Montana Gov. Greg Gianforte said the state had been effectively managing its wolves, crafting regulations from the newly enacted laws to make sure wolf populations remain sustainable.

“We don't need Washington coming in and second-guessing our science-based approach,” Gianforte said in a statement.

Gianforte trapped and killed a wolf in February near Yellowstone National Park. He later received a warning from wildlife officials because he had failed to take a mandated trapper education course in violation of state hunting regulations.

Wolves were exterminated across most of the U.S. by the 1930s under government-sponsored poisoning and trapping campaigns. They were reintroduced from Canada into the Northern Rockies in the 1990s and expanded over the past two decades into parts of Oregon, Washington and California.

In 2011, Montana Democratic U.S. Sen. Jon Tester and Idaho Republican Rep. Mike Simpson pushed a budget rider through Congress that lifted protections for wolves after courts blocked earlier attempts.

A Tester spokesman on Wednesday called Montana's new wolf policies “shortsighted." Tester wants science to drive wildlife management, and he plans to closely track the results of the federal review, spokesman Roy Lowenstein said.

Dozens of American Indian tribes had asked the Biden administration on Tuesday to immediately enact emergency protections for gray wolves nationwide, saying states have become too aggressive in hunting the animals. They said wolves are culturally important to a host of tribes and accused the federal government of failing to listen to their concerns about lifting protections.

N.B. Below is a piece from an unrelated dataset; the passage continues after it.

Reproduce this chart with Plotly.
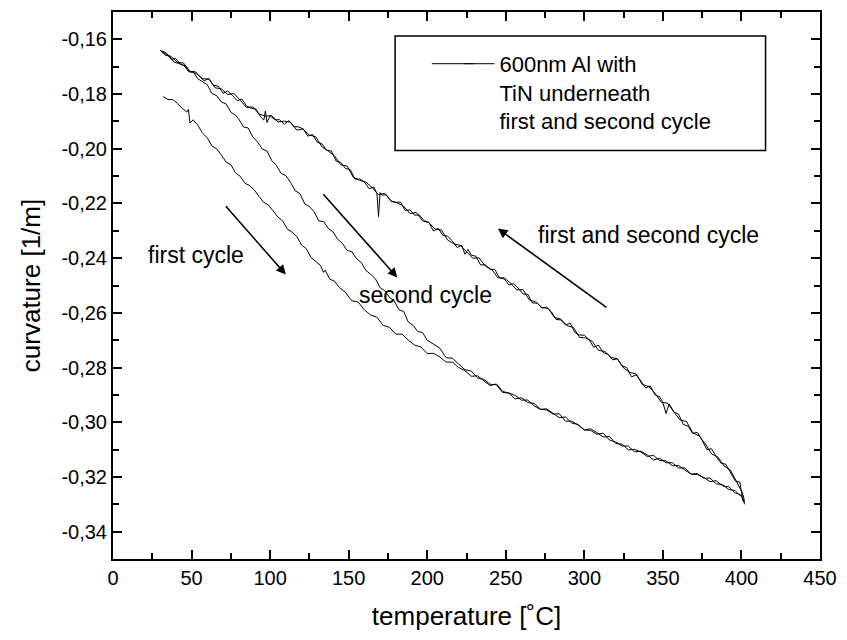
import plotly.graph_objects as go

# Temperature [°C] and curvature [1/m] for each branch of the thermal cycles

# first heating (lower branch on the way up)
heat1_t = [32, 35, 38, 41, 44, 47, 48, 49, 51, 54, 57, 60, 63, 66, 69, 72, 75, 78, 81, 84,
           87, 90, 93, 96, 99, 102, 105, 108, 111, 114, 117, 120, 123, 126, 129, 132, 134,
           135, 138, 141, 144, 148, 152, 156, 160, 164, 168, 172, 176, 180, 184, 188, 192,
           196, 200, 204, 208, 212, 216, 220, 224, 228, 232, 236, 240, 244, 248, 252, 256,
           260, 264, 268, 272, 276, 280, 284, 288, 292, 296, 300, 304, 308, 312, 316, 320,
           324, 328, 332, 336, 340, 344, 348, 352, 356, 360, 364, 368, 372, 376, 380, 384,
           388, 392, 396, 399, 401, 402]
heat1_c = [-0.1809, -0.1820, -0.1820, -0.1834, -0.1852, -0.1866, -0.1856, -0.1906, -0.1894,
           -0.1914, -0.1943, -0.1960, -0.1990, -0.2000, -0.2023, -0.2049, -0.2058, -0.2088,
           -0.2101, -0.2126, -0.2135, -0.2151, -0.2175, -0.2196, -0.2206, -0.2229, -0.2250,
           -0.2264, -0.2294, -0.2305, -0.2321, -0.2352, -0.2365, -0.2397, -0.2410, -0.2426,
           -0.2452, -0.2444, -0.2477, -0.2484, -0.2507, -0.2525, -0.2556, -0.2560, -0.2589,
           -0.2608, -0.2616, -0.2646, -0.2653, -0.2678, -0.2678, -0.2700, -0.2718, -0.2725,
           -0.2749, -0.2748, -0.2761, -0.2780, -0.2780, -0.2800, -0.2811, -0.2832, -0.2830,
           -0.2847, -0.2866, -0.2860, -0.2887, -0.2894, -0.2915, -0.2910, -0.2928, -0.2931,
           -0.2952, -0.2955, -0.2970, -0.2969, -0.2996, -0.2996, -0.3010, -0.3028, -0.3024,
           -0.3038, -0.3054, -0.3052, -0.3078, -0.3080, -0.3101, -0.3099, -0.3109, -0.3125,
           -0.3121, -0.3140, -0.3141, -0.3159, -0.3158, -0.3175, -0.3189, -0.3188, -0.3205,
           -0.3204, -0.3225, -0.3228, -0.3246, -0.3250, -0.3268, -0.3265, -0.3292]

# first cooling (upper branch on the way down)
cool1_t = [401, 399, 396, 393, 390, 387, 384, 381, 378, 375, 372, 369, 366, 363, 360, 357,
           354, 352, 350, 348, 345, 342, 339, 336, 333, 330, 327, 324, 321, 318, 315, 312,
           309, 306, 303, 300, 297, 294, 291, 288, 285, 282, 279, 276, 273, 270, 267, 264,
           261, 258, 255, 252, 249, 246, 243, 240, 237, 234, 231, 228, 226, 224, 222, 219,
           216, 213, 210, 207, 204, 201, 198, 195, 192, 189, 186, 183, 180, 177, 174, 171,
           170, 169, 168, 166, 163, 160, 157, 154, 151, 148, 145, 142, 139, 136, 133, 130,
           127, 124, 121, 118, 115, 112, 109, 106, 103, 100, 98, 97, 96, 94, 91, 88, 85, 82,
           79, 76, 73, 70, 67, 64, 61, 58, 55, 52, 49, 46, 43, 40, 37, 34, 31]
cool1_c = [-0.3290, -0.3219, -0.3214, -0.3182, -0.3153, -0.3150, -0.3126, -0.3097, -0.3100,
           -0.3066, -0.3037, -0.3041, -0.3014, -0.3008, -0.2971, -0.2962, -0.2933, -0.2968,
           -0.2928, -0.2907, -0.2900, -0.2867, -0.2875, -0.2849, -0.2827, -0.2834, -0.2800,
           -0.2794, -0.2768, -0.2772, -0.2752, -0.2745, -0.2718, -0.2726, -0.2698, -0.2682,
           -0.2681, -0.2672, -0.2638, -0.2644, -0.2626, -0.2624, -0.2596, -0.2579, -0.2583,
           -0.2564, -0.2564, -0.2532, -0.2531, -0.2510, -0.2493, -0.2498, -0.2476, -0.2472,
           -0.2441, -0.2442, -0.2424, -0.2425, -0.2393, -0.2389, -0.2368, -0.2386, -0.2353,
           -0.2361, -0.2337, -0.2320, -0.2317, -0.2291, -0.2301, -0.2269, -0.2263, -0.2242,
           -0.2243, -0.2224, -0.2225, -0.2195, -0.2196, -0.2192, -0.2169, -0.2169, -0.2160,
           -0.2248, -0.2165, -0.2140, -0.2146, -0.2121, -0.2111, -0.2111, -0.2076, -0.2072,
           -0.2050, -0.2045, -0.2008, -0.2006, -0.1982, -0.1976, -0.1948, -0.1954, -0.1927,
           -0.1920, -0.1919, -0.1897, -0.1910, -0.1894, -0.1894, -0.1879, -0.1904, -0.1862,
           -0.1895, -0.1884, -0.1855, -0.1852, -0.1844, -0.1818, -0.1824, -0.1805, -0.1789,
           -0.1797, -0.1771, -0.1768, -0.1743, -0.1752, -0.1732, -0.1716, -0.1721, -0.1696,
           -0.1692, -0.1670, -0.1673, -0.1650, -0.1642]

# second heating (middle branch on the way up)
heat2_t = [30, 33, 36, 39, 42, 45, 48, 51, 54, 57, 60, 63, 66, 69, 72, 75, 78, 80, 83, 86,
           89, 92, 95, 98, 101, 104, 107, 110, 113, 116, 119, 122, 125, 128, 131, 134, 137,
           140, 143, 146, 149, 152, 155, 158, 161, 164, 167, 170, 173, 176, 179, 182, 185,
           188, 191, 194, 197, 200, 204, 208, 212, 216, 220, 224, 228, 232, 236, 240, 244,
           248, 252, 256, 260, 264, 268, 272, 276, 280, 284, 288, 292, 296, 300, 304, 308,
           312, 316, 320, 324, 328, 332, 336, 340, 344, 348, 352, 356, 360, 364, 368, 372,
           376, 380, 384, 388, 392, 396, 399, 401, 402]
heat2_c = [-0.1640, -0.1657, -0.1662, -0.1684, -0.1688, -0.1695, -0.1717, -0.1718, -0.1744,
           -0.1755, -0.1766, -0.1798, -0.1806, -0.1829, -0.1836, -0.1866, -0.1878, -0.1891,
           -0.1920, -0.1924, -0.1957, -0.1975, -0.2001, -0.2008, -0.2043, -0.2061, -0.2090,
           -0.2098, -0.2123, -0.2154, -0.2164, -0.2201, -0.2211, -0.2230, -0.2264, -0.2266,
           -0.2291, -0.2304, -0.2331, -0.2346, -0.2372, -0.2376, -0.2402, -0.2416, -0.2445,
           -0.2459, -0.2475, -0.2508, -0.2519, -0.2544, -0.2556, -0.2589, -0.2595, -0.2634,
           -0.2646, -0.2668, -0.2672, -0.2700, -0.2715, -0.2729, -0.2764, -0.2766, -0.2787,
           -0.2808, -0.2813, -0.2838, -0.2843, -0.2861, -0.2863, -0.2891, -0.2893, -0.2902,
           -0.2919, -0.2919, -0.2940, -0.2953, -0.2951, -0.2967, -0.2983, -0.2981, -0.3003,
           -0.3008, -0.3028, -0.3030, -0.3044, -0.3040, -0.3065, -0.3072, -0.3087, -0.3087,
           -0.3108, -0.3106, -0.3119, -0.3138, -0.3132, -0.3148, -0.3148, -0.3167, -0.3167,
           -0.3191, -0.3191, -0.3202, -0.3217, -0.3214, -0.3233, -0.3236, -0.3259, -0.3264,
           -0.3280, -0.3300]

# second cooling (upper branch again)
cool2_t = [401, 397, 393, 389, 385, 381, 377, 373, 369, 365, 361, 357, 353, 349, 345, 341,
           337, 333, 329, 325, 321, 317, 313, 309, 305, 301, 297, 293, 289, 285, 281, 277,
           273, 269, 265, 261, 257, 253, 249, 245, 241, 237, 233, 229, 225, 221, 217, 213,
           209, 205, 201, 197, 193, 189, 185, 181, 177, 173, 169, 165, 161, 157, 153, 149,
           145, 141, 137, 133, 129, 125, 121, 117, 113, 109, 105, 101, 97, 93, 89, 85, 81,
           77, 73, 69, 65, 61, 57, 53, 49, 45, 41, 37, 33, 30]
cool2_c = [-0.3262, -0.3219, -0.3175, -0.3160, -0.3127, -0.3116, -0.3079, -0.3050, -0.3038,
           -0.2997, -0.2992, -0.2962, -0.2930, -0.2927, -0.2894, -0.2869, -0.2863, -0.2823,
           -0.2818, -0.2802, -0.2768, -0.2763, -0.2741, -0.2737, -0.2704, -0.2692, -0.2690,
           -0.2653, -0.2647, -0.2623, -0.2617, -0.2584, -0.2580, -0.2560, -0.2553, -0.2515,
           -0.2516, -0.2491, -0.2472, -0.2472, -0.2441, -0.2429, -0.2399, -0.2400, -0.2376,
           -0.2353, -0.2348, -0.2334, -0.2297, -0.2294, -0.2270, -0.2264, -0.2233, -0.2237,
           -0.2210, -0.2198, -0.2191, -0.2163, -0.2168, -0.2142, -0.2122, -0.2115, -0.2105,
           -0.2063, -0.2059, -0.2026, -0.2008, -0.1993, -0.1956, -0.1950, -0.1928, -0.1932,
           -0.1903, -0.1899, -0.1902, -0.1879, -0.1881, -0.1873, -0.1847, -0.1849, -0.1823,
           -0.1798, -0.1802, -0.1781, -0.1777, -0.1745, -0.1744, -0.1725, -0.1717, -0.1687,
           -0.1684, -0.1663, -0.1652, -0.1640]

y_tickvals = [-0.34, -0.32, -0.30, -0.28, -0.26, -0.24, -0.22, -0.20, -0.18, -0.16]
y_ticktext = ["-0,34", "-0,32", "-0,30", "-0,28", "-0,26", "-0,24", "-0,22", "-0,20",
              "-0,18", "-0,16"]

legend_label = "600nm Al with<br>TiN underneath<br>first and second cycle"
x_title = "temperature [˚C]"
y_title = "curvature [1/m]"

FONT = "Liberation Sans, Arial, sans-serif"

fig = go.Figure()
branches = [(heat1_t, heat1_c, True), (cool1_t, cool1_c, False),
            (heat2_t, heat2_c, False), (cool2_t, cool2_c, False)]
for t, c, show in branches:
    fig.add_trace(go.Scatter(
        x=t, y=c, mode="lines", name=legend_label, showlegend=show,
        line=dict(color="black", width=1),
    ))

axis_common = dict(
    showline=True, linecolor="black", linewidth=2, mirror="ticks",
    ticks="inside", ticklen=9, tickwidth=2, tickcolor="black",
    showgrid=False, zeroline=False,
    tickfont=dict(family=FONT, size=20, color="black"),
)

fig.update_xaxes(
    range=[0, 450], tick0=0, dtick=50,
    minor=dict(ticks="inside", ticklen=6, tickwidth=2, tickcolor="black", dtick=25),
    title=dict(text=x_title, font=dict(family=FONT, size=26, color="black"), standoff=19),
    **axis_common,
)
fig.update_yaxes(
    range=[-0.35, -0.15], tickmode="array", tickvals=y_tickvals, ticktext=y_ticktext,
    minor=dict(ticks="inside", ticklen=6, tickwidth=2, tickcolor="black", dtick=0.01),
    title=dict(text=y_title, font=dict(family=FONT, size=26, color="black"), standoff=13),
    **axis_common,
)

# direction arrows and their labels
arrows = [
    dict(x=110, y=-0.246, ax=71, ay=-0.2205),
    dict(x=181, y=-0.2471, ax=133, ay=-0.2161),
    dict(x=245, y=-0.2292, ax=315, ay=-0.2584),
]
for a in arrows:
    fig.add_annotation(
        x=a["x"], y=a["y"], ax=a["ax"], ay=a["ay"], xref="x", yref="y",
        axref="x", ayref="y", text="", showarrow=True,
        arrowhead=2, arrowsize=1.2, arrowwidth=1.6, arrowcolor="black",
    )

labels = [
    dict(x=53, y=-0.2387, text="first cycle"),
    dict(x=199, y=-0.2533, text="second cycle"),
    dict(x=341, y=-0.2314, text="first and second cycle"),
]
for lb in labels:
    fig.add_annotation(
        x=lb["x"], y=lb["y"], xref="x", yref="y", text=lb["text"], showarrow=False,
        font=dict(family=FONT, size=23, color="black"),
    )

# legend frame and the longer lead-in of the legend's line sample
fig.add_shape(type="rect", xref="paper", yref="paper",
              x0=0.399, x1=0.923, y0=0.747, y1=0.956,
              line=dict(color="black", width=1.5), fillcolor="rgba(0,0,0,0)")
fig.add_shape(type="line", xref="paper", yref="paper",
              x0=0.451, x1=0.51, y0=0.9055, y1=0.9055,
              line=dict(color="black", width=1))

fig.update_layout(
    width=847, height=640,
    margin=dict(l=113, r=20, t=10, b=81),
    paper_bgcolor="white", plot_bgcolor="white",
    font=dict(family=FONT, color="black"),
    showlegend=True,
    legend=dict(
        x=0.49, y=0.9435, xanchor="left", yanchor="top", valign="top",
        bgcolor="rgba(0,0,0,0)", borderwidth=0,
        font=dict(family=FONT, size=22, color="black"),
        tracegroupgap=0,
    ),
)

fig.write_html("out.html")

After protections were lifted in the Great Lakes in January, Wisconsin moved quickly to reduce its wolf numbers. A pro-hunting group with close ties to conservative Republicans won a court order that allowed hunters — some using hounds — to kill 218 wolves in the state in four days.

Recent changes in wolf management reflect an increasingly partisan approach to predator management in state houses dominated by Republicans.

Among the measures approved this year in Idaho, which has an estimated 1,500 wolves, was a law that provided money for the state to hire private contractors to kill the animals. The law also allows hunters to use night-vision equipment, chase wolves on snowmobiles or ATVs and shoot them from helicopters. It authorizes year-round wolf trapping on private property.

In Montana, state wildlife authorities last month approved a harvest quota of 450 wolves, about 40% of the population. Previously-outlawed killing methods can now be used, including snaring, baiting and night hunting for wolves. Trapping seasons were lengthened, and each hunter or trapper can now take up to 10 animals.

Even before the changes, Montana wildlife officials expected wolf numbers in the state to drop from around 1,150 animals to 950 or fewer, following a particularly successful hunting season over the past year.